Dataset content:

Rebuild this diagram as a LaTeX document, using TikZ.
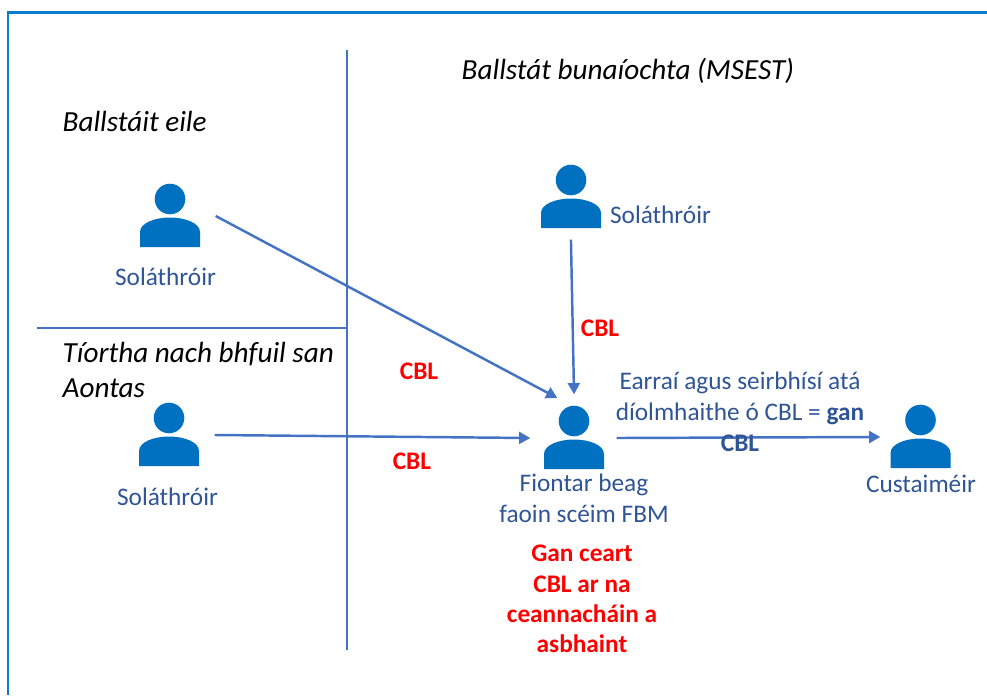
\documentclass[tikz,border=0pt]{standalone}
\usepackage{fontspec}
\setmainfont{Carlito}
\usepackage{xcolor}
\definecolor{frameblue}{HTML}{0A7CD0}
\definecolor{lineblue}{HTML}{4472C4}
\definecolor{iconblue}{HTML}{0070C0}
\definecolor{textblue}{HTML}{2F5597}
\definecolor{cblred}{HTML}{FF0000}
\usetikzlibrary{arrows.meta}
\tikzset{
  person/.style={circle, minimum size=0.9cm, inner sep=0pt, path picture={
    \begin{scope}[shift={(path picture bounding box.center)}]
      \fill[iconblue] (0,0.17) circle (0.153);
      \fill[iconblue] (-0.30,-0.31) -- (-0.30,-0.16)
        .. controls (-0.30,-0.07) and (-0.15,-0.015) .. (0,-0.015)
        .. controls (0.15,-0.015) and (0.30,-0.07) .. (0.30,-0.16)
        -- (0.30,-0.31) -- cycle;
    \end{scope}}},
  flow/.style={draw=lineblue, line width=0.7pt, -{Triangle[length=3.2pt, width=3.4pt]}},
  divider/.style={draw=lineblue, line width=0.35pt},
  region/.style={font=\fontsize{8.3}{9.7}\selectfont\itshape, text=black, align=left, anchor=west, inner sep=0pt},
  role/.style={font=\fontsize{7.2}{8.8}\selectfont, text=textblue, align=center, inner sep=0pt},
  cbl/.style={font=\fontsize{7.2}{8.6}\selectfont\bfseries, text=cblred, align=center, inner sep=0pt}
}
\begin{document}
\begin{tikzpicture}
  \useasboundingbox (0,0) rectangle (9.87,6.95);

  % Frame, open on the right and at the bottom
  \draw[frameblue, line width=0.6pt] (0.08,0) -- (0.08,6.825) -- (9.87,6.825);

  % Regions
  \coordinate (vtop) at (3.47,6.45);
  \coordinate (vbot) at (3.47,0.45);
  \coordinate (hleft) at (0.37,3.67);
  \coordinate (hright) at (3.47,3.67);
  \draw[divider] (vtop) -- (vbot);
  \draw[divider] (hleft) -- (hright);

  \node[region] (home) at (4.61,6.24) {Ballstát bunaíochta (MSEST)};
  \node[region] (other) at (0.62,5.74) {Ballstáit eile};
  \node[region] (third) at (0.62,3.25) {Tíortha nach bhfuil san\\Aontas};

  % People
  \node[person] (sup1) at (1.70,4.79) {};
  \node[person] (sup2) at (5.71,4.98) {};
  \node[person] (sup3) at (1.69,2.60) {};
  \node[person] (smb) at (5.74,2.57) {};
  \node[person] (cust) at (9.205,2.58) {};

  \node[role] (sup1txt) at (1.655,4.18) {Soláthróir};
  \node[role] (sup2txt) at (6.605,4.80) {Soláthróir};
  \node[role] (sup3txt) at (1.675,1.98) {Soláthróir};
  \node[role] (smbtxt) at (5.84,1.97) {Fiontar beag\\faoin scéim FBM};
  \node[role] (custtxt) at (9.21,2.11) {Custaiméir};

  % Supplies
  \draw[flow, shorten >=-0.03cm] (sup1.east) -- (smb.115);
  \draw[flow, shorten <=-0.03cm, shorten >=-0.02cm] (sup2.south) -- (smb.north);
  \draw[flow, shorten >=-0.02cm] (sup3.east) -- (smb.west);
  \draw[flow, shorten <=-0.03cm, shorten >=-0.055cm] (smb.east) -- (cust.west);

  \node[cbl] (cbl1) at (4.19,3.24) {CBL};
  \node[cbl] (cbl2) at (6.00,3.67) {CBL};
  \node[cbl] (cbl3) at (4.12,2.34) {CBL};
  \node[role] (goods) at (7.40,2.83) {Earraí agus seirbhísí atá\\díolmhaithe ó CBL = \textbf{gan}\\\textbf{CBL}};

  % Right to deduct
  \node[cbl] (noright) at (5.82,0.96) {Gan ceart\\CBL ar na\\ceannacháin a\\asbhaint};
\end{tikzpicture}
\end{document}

Goal: Without the pictures, retype the whole of the material above exactly.

Written solution:
Rebuild this diagram as a LaTeX document, using TikZ.
\documentclass[tikz,border=0pt]{standalone}
\usepackage{fontspec}
\setmainfont{Carlito}
\usepackage{xcolor}
\definecolor{frameblue}{HTML}{0A7CD0}
\definecolor{lineblue}{HTML}{4472C4}
\definecolor{iconblue}{HTML}{0070C0}
\definecolor{textblue}{HTML}{2F5597}
\definecolor{cblred}{HTML}{FF0000}
\usetikzlibrary{arrows.meta}
\tikzset{
  person/.style={circle, minimum size=0.9cm, inner sep=0pt, path picture={
    \begin{scope}[shift={(path picture bounding box.center)}]
      \fill[iconblue] (0,0.17) circle (0.153);
      \fill[iconblue] (-0.30,-0.31) -- (-0.30,-0.16)
        .. controls (-0.30,-0.07) and (-0.15,-0.015) .. (0,-0.015)
        .. controls (0.15,-0.015) and (0.30,-0.07) .. (0.30,-0.16)
        -- (0.30,-0.31) -- cycle;
    \end{scope}}},
  flow/.style={draw=lineblue, line width=0.7pt, -{Triangle[length=3.2pt, width=3.4pt]}},
  divider/.style={draw=lineblue, line width=0.35pt},
  region/.style={font=\fontsize{8.3}{9.7}\selectfont\itshape, text=black, align=left, anchor=west, inner sep=0pt},
  role/.style={font=\fontsize{7.2}{8.8}\selectfont, text=textblue, align=center, inner sep=0pt},
  cbl/.style={font=\fontsize{7.2}{8.6}\selectfont\bfseries, text=cblred, align=center, inner sep=0pt}
}
\begin{document}
\begin{tikzpicture}
  \useasboundingbox (0,0) rectangle (9.87,6.95);

  % Frame, open on the right and at the bottom
  \draw[frameblue, line width=0.6pt] (0.08,0) -- (0.08,6.825) -- (9.87,6.825);

  % Regions
  \coordinate (vtop) at (3.47,6.45);
  \coordinate (vbot) at (3.47,0.45);
  \coordinate (hleft) at (0.37,3.67);
  \coordinate (hright) at (3.47,3.67);
  \draw[divider] (vtop) -- (vbot);
  \draw[divider] (hleft) -- (hright);

  \node[region] (home) at (4.61,6.24) {Ballstát bunaíochta (MSEST)};
  \node[region] (other) at (0.62,5.74) {Ballstáit eile};
  \node[region] (third) at (0.62,3.25) {Tíortha nach bhfuil san\\Aontas};

  % People
  \node[person] (sup1) at (1.70,4.79) {};
  \node[person] (sup2) at (5.71,4.98) {};
  \node[person] (sup3) at (1.69,2.60) {};
  \node[person] (smb) at (5.74,2.57) {};
  \node[person] (cust) at (9.205,2.58) {};

  \node[role] (sup1txt) at (1.655,4.18) {Soláthróir};
  \node[role] (sup2txt) at (6.605,4.80) {Soláthróir};
  \node[role] (sup3txt) at (1.675,1.98) {Soláthróir};
  \node[role] (smbtxt) at (5.84,1.97) {Fiontar beag\\faoin scéim FBM};
  \node[role] (custtxt) at (9.21,2.11) {Custaiméir};

  % Supplies
  \draw[flow, shorten >=-0.03cm] (sup1.east) -- (smb.115);
  \draw[flow, shorten <=-0.03cm, shorten >=-0.02cm] (sup2.south) -- (smb.north);
  \draw[flow, shorten >=-0.02cm] (sup3.east) -- (smb.west);
  \draw[flow, shorten <=-0.03cm, shorten >=-0.055cm] (smb.east) -- (cust.west);

  \node[cbl] (cbl1) at (4.19,3.24) {CBL};
  \node[cbl] (cbl2) at (6.00,3.67) {CBL};
  \node[cbl] (cbl3) at (4.12,2.34) {CBL};
  \node[role] (goods) at (7.40,2.83) {Earraí agus seirbhísí atá\\díolmhaithe ó CBL = \textbf{gan}\\\textbf{CBL}};

  % Right to deduct
  \node[cbl] (noright) at (5.82,0.96) {Gan ceart\\CBL ar na\\ceannacháin a\\asbhaint};
\end{tikzpicture}
\end{document}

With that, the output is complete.